2. "A judgment of conviction will not be reversed because of improper remarks made by a prosecuting attorney . . . to a jury which do not clearly prejudice the accused or result in manifest injustice." Syllabus Point 1 in part, State v. Dunn, W.Va., 246 S.E.2d 245 (1978).

3. A criminal defendant has the right, absent some necessity relating to courtroom security or order, to be tried free of physical restraints.

Edward V. Lee, Huntington, for plaintiff-in-error.

Chauncey H. Browning, Atty. Gen., Richard L. Earles, Asst. Atty. Gen., Charleston, for defendant-in-error.

MILLER, Justice:

David Harvey Brewster appeals his armed robbery conviction in the Circuit Court of Cabell County. He contends that exculpatory evidence was withheld, that the prosecuting attorney made prejudicial remarks in his closing argument, and that he was forced to wear physical restraints at trial.

The following are the facts of the crime as related by the State's witnesses. James W. Newman was a night watchman with the Tradewell Supermarket located on Roby Road and U.S. Route 60 in Huntington, Cabell County. At approximately 11:00 p. m. on May 14, 1974, Mr. Newman was at work at the supermarket, standing at a cash register talking with James Edward Myers, a part-time assistant manager with Tradewell. Mr. Myers was approached by a man who pulled back his coat, revealing a gun, and who said, "This is a stickup; give me your money." The man then turned to Mr. Newman and demanded his billfold. Mr. Newman refused, and after two subsequent similar demands, the man pulled the gun from his belt and shot him. Mr. Myers then gave the robber approximately $1,000 of the store's money.

Two employees of the store, Ronald Ferguson and Melvin E. Spurlock, were in another area of the store stocking shelves. Upon hearing the shot, they went to the front of the store and were robbed. The robber unsuccessfully tried to kick down a door to a locked office where two more employees were present. A short time thereafter, the robber left the store, after warning the witnesses not to follow him. At the trial, the witnesses Newman, Myers, Ferguson and Spurlock identified the defendant, David H. Brewster, as the person who committed these acts.
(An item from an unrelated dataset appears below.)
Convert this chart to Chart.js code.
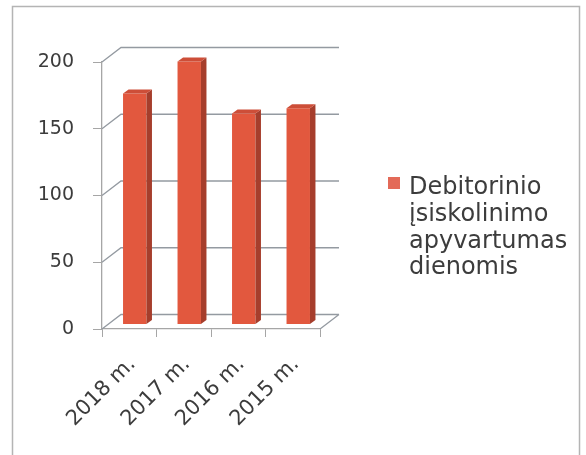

Defendant's claim that the State suppressed certain exculpatory evidence rests on the following facts. A ballistics report indicated that the bullet found at the scene of the armed robbery matched the gun found in the possession of the defendant when he was arrested one month later in Tucson, Arizona. This information was given to the defendant by way of discovery several months prior to trial. However, on the first day of trial, during the noon recess and after the jury had been impanelled, the defense attorneys claimed they were informed by a police officer that the original report was in error and that, in fact, the bullet did not match the gun. Defense counsel made no objection to the court until after the trial, when the matter first surfaced on motion for new trial.

Defendant's claim of error must be rejected on two grounds. First, assuming that defense counsel learned of the alleged exculpatory evidence the first day of trial, 1 no action was taken either by way of objection or motion to the court to show how the defendant was prejudiced by the late disclosure. The necessity of a timely objection is implicit in our holding in Wilhelm v. Whyte, W.Va., 239 S.E.2d 735 (1977), where we discussed at some length the timeliness of producing exculpatory material. Cf. State v. Milam, W.Va., 260 S.E.2d 295 (1979); State v. Cowan, 156 W.Va. 827, 197 S.E.2d 641 (1973).

Of even more significance is the rule that a claim of suppression of exculpatory evidence must involve evidence relevant to an issue in the trial. This point was made in Syllabus Point 4 of State v. Bolling, W.Va., 246 S.E.2d 631 (1978):

"Before prosecutorial error can occur under the doctrine of suppression of evidence, it must be shown that the evidence suppressed would be relevant to an issue at the criminal trial."

Much the same thought underlies the distinction drawn by the United States Supreme Court in United States v. Agurs, 427 U.S. 97, 96 S.Ct. 2392, 49 L.Ed.2d 342 (1976), between evidence required to be disclosed through formal discovery requests and evidence required to be disclosed regardless of requests under the constitutional rule for producing exculpatory material as set forth in Brady v. Maryland, 373 U.S. 83, 83 S.Ct. 1194, 10 L.Ed.2d 215 (1963). Cf. State v. Belcher, W.Va., 245 S.E.2d 161 (1978); Annot., 34 A.L.R.3d 16, 38 (1970).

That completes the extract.